> _Stated exercise_: Find, in the records below, the line that contains "Write a Python" and the line that contains "plt.rcParams['font.family'] = BODY_FONT". Copy those two lines and everything between them exactly, but not the pictures.

> _Data provided_:
▬▬▬▬▬▬▬▬▬▬
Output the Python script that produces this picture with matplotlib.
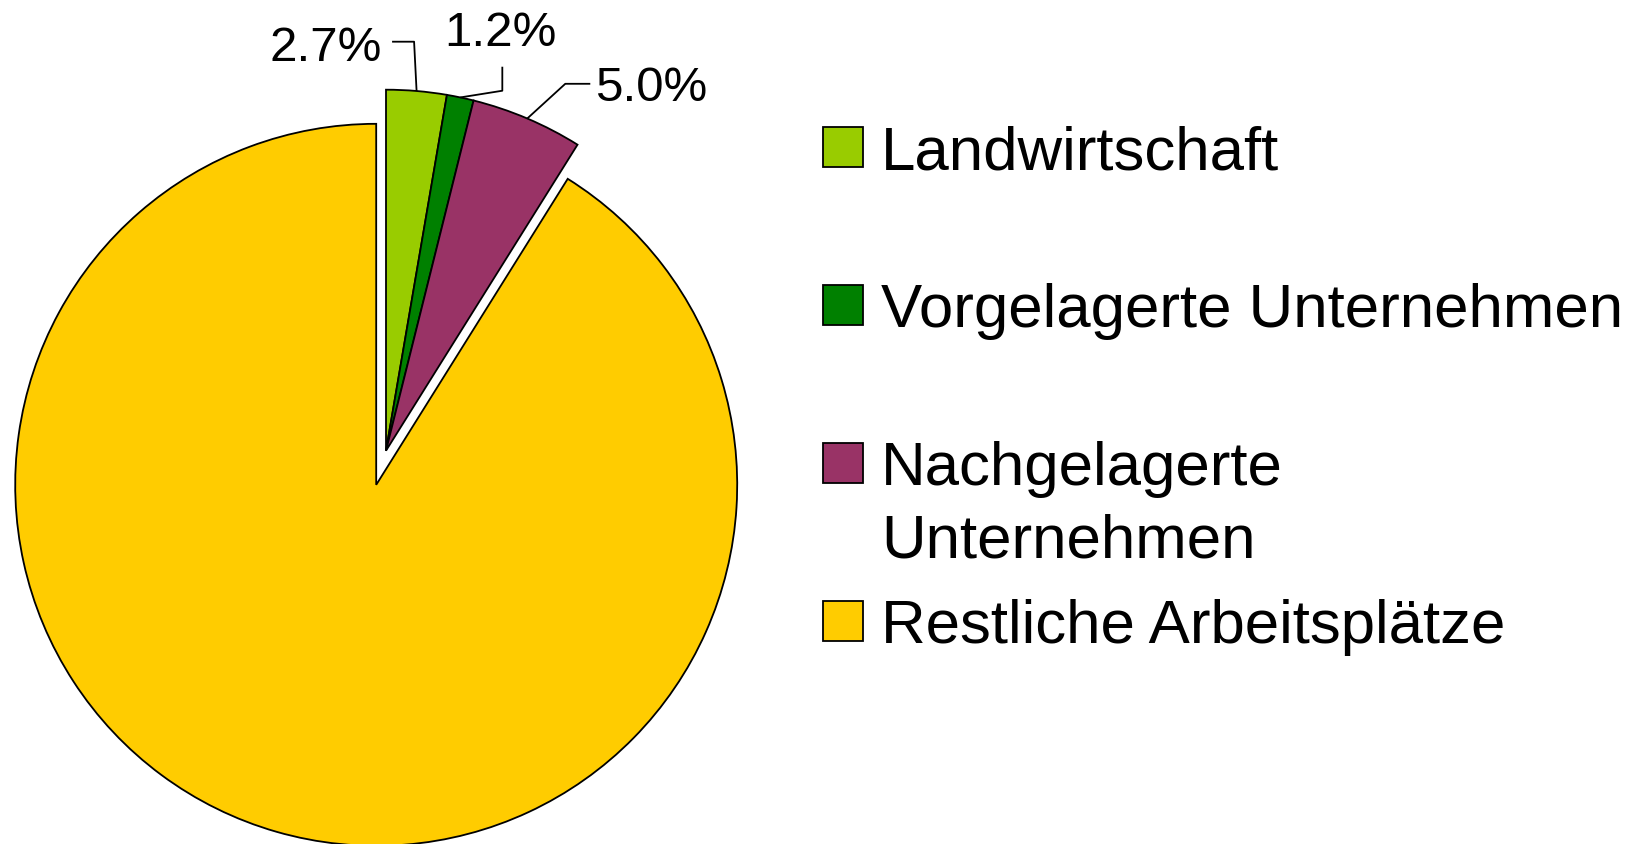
▬▬▬▬▬▬▬▬▬▬
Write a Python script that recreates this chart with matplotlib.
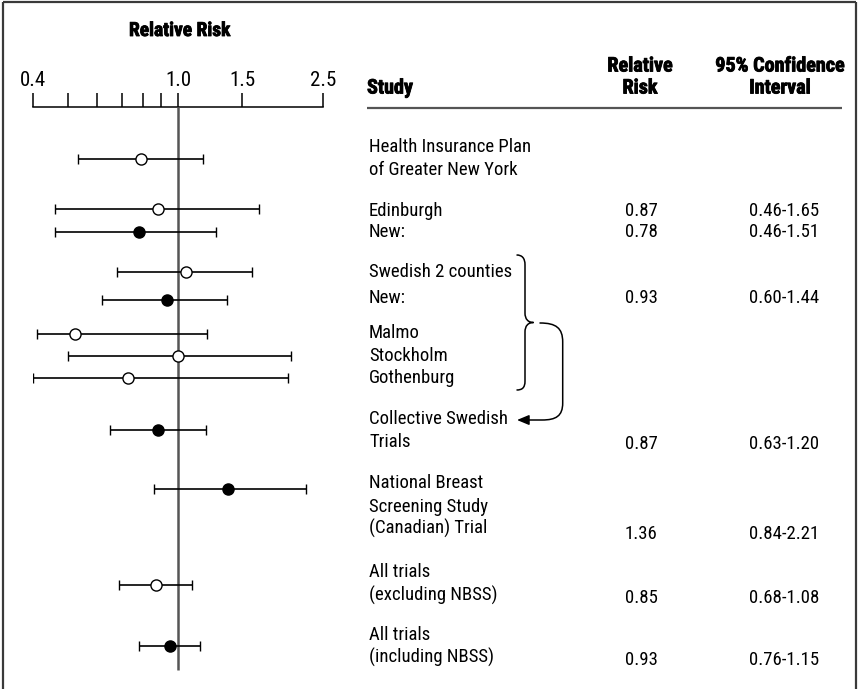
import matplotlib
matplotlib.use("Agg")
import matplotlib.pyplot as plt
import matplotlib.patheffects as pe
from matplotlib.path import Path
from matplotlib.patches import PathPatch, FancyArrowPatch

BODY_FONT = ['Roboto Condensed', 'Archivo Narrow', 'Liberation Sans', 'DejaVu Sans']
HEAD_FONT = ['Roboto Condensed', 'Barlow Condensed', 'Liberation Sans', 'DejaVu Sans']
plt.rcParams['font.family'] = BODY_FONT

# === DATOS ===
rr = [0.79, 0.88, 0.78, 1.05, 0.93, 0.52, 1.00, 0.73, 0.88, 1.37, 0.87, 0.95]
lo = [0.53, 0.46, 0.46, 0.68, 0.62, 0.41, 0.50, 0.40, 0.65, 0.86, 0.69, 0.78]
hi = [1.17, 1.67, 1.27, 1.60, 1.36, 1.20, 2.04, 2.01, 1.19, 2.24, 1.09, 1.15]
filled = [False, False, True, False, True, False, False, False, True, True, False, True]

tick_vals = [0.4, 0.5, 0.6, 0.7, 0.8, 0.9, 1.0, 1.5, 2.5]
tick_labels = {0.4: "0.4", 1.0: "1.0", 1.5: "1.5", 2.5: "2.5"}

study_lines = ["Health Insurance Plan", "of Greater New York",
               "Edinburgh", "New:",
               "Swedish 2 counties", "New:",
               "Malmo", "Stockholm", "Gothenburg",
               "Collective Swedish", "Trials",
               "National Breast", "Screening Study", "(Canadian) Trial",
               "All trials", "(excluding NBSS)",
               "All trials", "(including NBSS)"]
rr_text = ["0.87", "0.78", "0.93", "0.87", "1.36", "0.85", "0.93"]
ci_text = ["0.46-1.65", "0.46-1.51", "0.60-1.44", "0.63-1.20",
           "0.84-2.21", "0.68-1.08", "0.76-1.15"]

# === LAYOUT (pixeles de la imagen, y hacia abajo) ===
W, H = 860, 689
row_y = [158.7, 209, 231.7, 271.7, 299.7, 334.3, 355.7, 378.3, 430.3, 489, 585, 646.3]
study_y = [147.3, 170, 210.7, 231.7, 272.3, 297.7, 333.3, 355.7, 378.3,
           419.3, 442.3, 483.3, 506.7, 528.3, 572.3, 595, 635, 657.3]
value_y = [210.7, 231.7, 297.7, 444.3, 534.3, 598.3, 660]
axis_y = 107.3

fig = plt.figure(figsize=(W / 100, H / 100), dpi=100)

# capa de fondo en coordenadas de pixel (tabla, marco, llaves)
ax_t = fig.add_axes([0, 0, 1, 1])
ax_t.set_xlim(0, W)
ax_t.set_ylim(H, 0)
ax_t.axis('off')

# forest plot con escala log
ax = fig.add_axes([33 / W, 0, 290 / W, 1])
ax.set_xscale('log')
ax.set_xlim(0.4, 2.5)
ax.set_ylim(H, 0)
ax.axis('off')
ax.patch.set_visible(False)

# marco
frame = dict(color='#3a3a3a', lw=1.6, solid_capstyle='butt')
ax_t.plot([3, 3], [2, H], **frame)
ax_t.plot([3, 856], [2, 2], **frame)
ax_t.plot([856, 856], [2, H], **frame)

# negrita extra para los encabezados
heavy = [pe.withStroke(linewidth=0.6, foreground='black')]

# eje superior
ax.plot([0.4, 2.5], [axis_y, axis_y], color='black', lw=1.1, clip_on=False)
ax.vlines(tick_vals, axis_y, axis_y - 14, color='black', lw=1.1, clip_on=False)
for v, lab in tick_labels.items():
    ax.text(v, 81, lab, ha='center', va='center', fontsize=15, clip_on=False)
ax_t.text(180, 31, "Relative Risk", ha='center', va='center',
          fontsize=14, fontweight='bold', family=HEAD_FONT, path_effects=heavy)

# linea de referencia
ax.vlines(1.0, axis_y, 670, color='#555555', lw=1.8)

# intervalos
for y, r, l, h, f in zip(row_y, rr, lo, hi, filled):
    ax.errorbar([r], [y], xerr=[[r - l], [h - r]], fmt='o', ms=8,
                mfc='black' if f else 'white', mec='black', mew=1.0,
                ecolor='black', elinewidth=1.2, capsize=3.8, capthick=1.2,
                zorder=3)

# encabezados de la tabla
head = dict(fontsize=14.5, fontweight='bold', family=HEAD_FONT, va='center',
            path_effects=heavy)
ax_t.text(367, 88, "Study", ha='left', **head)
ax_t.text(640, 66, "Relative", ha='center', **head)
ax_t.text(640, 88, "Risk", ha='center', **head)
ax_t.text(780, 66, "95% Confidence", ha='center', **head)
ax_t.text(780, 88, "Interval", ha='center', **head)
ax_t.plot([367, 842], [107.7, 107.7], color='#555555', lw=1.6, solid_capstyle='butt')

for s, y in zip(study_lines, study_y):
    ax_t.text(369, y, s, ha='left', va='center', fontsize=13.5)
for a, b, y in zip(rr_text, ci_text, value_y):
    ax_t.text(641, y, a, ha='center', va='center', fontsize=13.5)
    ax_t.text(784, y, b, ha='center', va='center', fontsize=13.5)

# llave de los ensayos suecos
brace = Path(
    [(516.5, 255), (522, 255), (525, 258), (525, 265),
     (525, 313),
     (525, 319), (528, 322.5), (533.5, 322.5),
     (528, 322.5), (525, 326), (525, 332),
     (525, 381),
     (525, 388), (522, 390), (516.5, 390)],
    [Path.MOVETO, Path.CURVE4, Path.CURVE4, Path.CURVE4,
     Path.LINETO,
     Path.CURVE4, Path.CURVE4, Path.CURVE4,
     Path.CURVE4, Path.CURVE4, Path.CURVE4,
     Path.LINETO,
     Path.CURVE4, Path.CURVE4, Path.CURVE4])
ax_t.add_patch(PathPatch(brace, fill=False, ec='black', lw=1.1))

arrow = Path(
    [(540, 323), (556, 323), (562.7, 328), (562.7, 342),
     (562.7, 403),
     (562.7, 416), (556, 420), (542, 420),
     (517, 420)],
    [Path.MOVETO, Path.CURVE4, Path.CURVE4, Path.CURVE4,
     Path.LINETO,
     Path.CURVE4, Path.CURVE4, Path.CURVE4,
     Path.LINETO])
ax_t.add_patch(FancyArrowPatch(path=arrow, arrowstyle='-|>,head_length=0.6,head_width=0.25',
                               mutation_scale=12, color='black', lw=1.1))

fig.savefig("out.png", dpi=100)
▬▬▬▬▬▬▬▬▬▬
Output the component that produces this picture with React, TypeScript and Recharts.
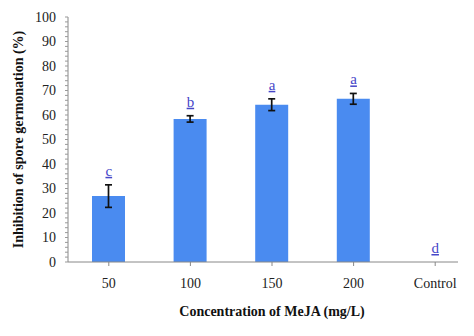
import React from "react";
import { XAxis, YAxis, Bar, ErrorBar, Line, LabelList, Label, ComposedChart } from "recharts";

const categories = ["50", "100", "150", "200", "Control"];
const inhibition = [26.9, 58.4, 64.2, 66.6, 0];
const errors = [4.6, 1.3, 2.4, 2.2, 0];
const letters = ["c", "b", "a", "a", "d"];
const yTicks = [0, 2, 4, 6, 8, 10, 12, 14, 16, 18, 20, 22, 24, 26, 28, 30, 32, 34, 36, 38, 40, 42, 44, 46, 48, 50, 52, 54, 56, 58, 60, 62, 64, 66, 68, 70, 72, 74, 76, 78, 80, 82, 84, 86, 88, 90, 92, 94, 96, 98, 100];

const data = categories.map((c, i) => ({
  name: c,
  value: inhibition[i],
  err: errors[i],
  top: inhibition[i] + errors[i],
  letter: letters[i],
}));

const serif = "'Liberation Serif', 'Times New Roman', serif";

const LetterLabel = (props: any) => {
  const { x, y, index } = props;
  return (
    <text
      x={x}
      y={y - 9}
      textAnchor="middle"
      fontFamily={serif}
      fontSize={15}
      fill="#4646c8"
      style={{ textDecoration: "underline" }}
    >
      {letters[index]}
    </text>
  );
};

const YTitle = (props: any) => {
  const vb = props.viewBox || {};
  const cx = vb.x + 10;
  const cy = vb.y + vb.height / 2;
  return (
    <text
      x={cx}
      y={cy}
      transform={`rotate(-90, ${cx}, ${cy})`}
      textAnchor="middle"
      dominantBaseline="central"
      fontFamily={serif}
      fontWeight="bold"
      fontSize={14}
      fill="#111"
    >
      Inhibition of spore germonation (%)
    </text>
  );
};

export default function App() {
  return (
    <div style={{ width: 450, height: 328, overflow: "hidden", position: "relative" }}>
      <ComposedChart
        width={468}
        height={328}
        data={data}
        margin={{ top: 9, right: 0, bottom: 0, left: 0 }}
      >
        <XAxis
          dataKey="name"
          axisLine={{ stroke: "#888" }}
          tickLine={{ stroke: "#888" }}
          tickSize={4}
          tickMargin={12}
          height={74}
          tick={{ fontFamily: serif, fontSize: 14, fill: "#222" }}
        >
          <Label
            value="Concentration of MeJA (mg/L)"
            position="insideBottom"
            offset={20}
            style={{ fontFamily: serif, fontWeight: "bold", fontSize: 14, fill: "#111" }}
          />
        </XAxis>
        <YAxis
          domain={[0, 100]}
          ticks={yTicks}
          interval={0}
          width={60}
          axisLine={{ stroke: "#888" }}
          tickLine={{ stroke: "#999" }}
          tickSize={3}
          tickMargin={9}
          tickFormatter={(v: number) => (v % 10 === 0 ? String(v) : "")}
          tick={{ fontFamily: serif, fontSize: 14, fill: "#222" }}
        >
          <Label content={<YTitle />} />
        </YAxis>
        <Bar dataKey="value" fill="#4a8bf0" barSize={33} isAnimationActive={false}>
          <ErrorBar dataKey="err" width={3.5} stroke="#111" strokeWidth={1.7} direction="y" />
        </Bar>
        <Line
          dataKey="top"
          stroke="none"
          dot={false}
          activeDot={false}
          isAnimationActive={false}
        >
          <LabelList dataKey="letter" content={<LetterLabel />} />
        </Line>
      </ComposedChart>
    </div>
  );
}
▬▬▬▬▬▬▬▬▬▬
> _Solution to the exercise_:
Write a Python script that recreates this chart with matplotlib.
import matplotlib
matplotlib.use("Agg")
import matplotlib.pyplot as plt
import matplotlib.patheffects as pe
from matplotlib.path import Path
from matplotlib.patches import PathPatch, FancyArrowPatch

BODY_FONT = ['Roboto Condensed', 'Archivo Narrow', 'Liberation Sans', 'DejaVu Sans']
HEAD_FONT = ['Roboto Condensed', 'Barlow Condensed', 'Liberation Sans', 'DejaVu Sans']
plt.rcParams['font.family'] = BODY_FONT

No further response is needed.